Various colorful and, Westernwise, traditional characters appear, Digger (Paul Blott), the undertaker, the easy ladies (Audrey Walters and Sarah Minnich), the very disobliging bartender Fred (Toby Bronson) and of course assorted gunmen and hired killers (one known as Stiletto, played by Stephanie Beran), most notably second-billed Lou Diamond Phillips, looking, it must be said, rather silly in an all-red outfit, as the evil Johnny Kane, who enjoys killing. These characters are all over-drawn, as it were, teetering on the edge of parody.

 

Chief gunman Lou

 

In fact many of the costumes were bizarre. The Preacher, when he appears, looks like something out of a post-apocalypse biker movie. I did, however, like the cockaded top hat of the mayor, when he appeared.

 

And The Mayor, as he is simply known (KC Clyde), turns out to be Jim’s brother.

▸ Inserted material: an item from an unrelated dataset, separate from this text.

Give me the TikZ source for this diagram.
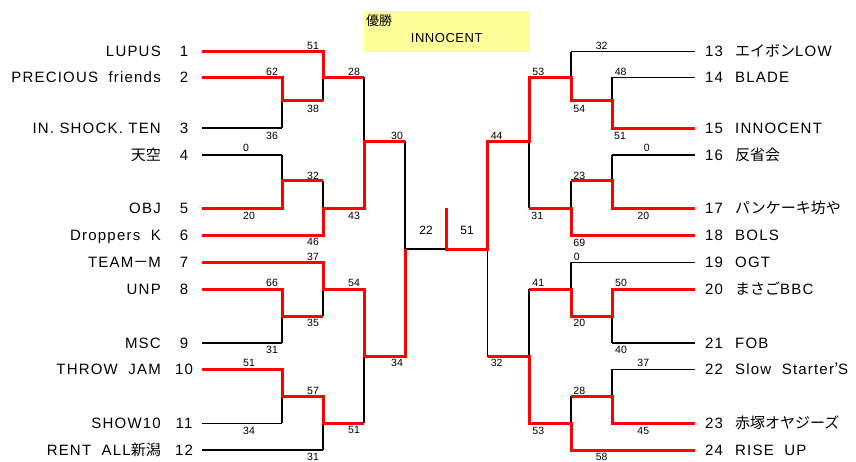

After the mines flooded and the town went bust, he supervised a shift to criminality to keep the place going, providing the useful service of disposing of rustled cattle in the town slaughterhouse.  When he learns this, young Jim becomes estranged from his bro, not approving at all.

 

Mayor Clyde with disobliging barman

 

Well, I won’t recount any more of the plot. It does go on, rather, and I don’t want to spoil the fun for you if you do watch it. It all builds up to the inevitable final clash between good guys and bad, preceded by the equally obligatory walkdown, quite well handled generally, I’d say.

 

Travis looks a bit like Michael Biehn’s Ringo in TOMBSTONE, and in fact that movie is quoted at one point

 

I may be guilty of damning Big Kill with faint praise but it does deserve some (faint) praise. You feel that Mr Martin has done his best to make a fun old-school Western, and he succeeded, up to a point.